2014-02-08
Explanation
The Joke
Two people discuss the ethics of teleportation. One argues that it is unethical to put someone in a teleporter because it destroys the original and creates a copy, meaning "you're killing them." The other counters that if something is put in the teleporter and it functions identically, has the same memories, and continues its existence, it is "probably unethical to go up and yell in their face 'you don't exist!'" They then discuss a scenario where a baby could be teleported -- the baby would not remember the process and would function normally. The conversation escalates to the point where they note that babies are already "not in teleporters" and there is a "discontinuity in space" where you could just grab one.

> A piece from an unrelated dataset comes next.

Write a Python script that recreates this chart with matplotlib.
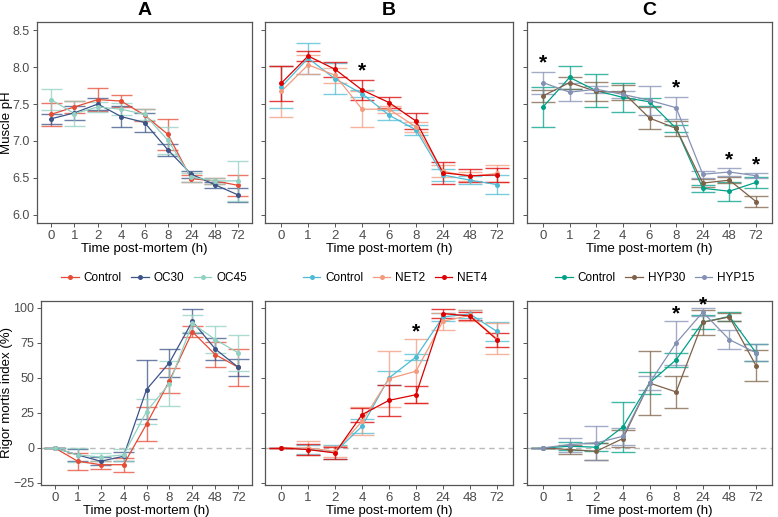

One character realizes "this is the talk where you try to convince me to help you steal a baby" and the other insists it is actually a philosophical discussion, though someone has apparently "figured it out by this time."
The Humor
The comic begins as a seemingly earnest philosophical discussion about the teleportation paradox (also known as the "teletransportation paradox" or related to the Ship of Theseus problem) -- whether a teleported copy is the same person as the original. However, it gradually becomes clear that one character is using philosophical argumentation as an elaborate pretext to convince the other to help kidnap a baby. The humor lies in the slow reveal that the "thought experiment" was never abstract at all, and in the other character's dawning horror at realizing the conversation's true purpose. It satirizes how philosophical reasoning can be twisted to justify anything if you are sufficiently motivated.
References
The teleportation paradox is a well-known thought experiment in philosophy of mind, most famously discussed by Derek Parfit in "Reasons and Persons" (1984). It asks whether a person who is disassembled and perfectly reassembled elsewhere is the same person or a copy. The Ship of Theseus is a related classical paradox about identity and persistence.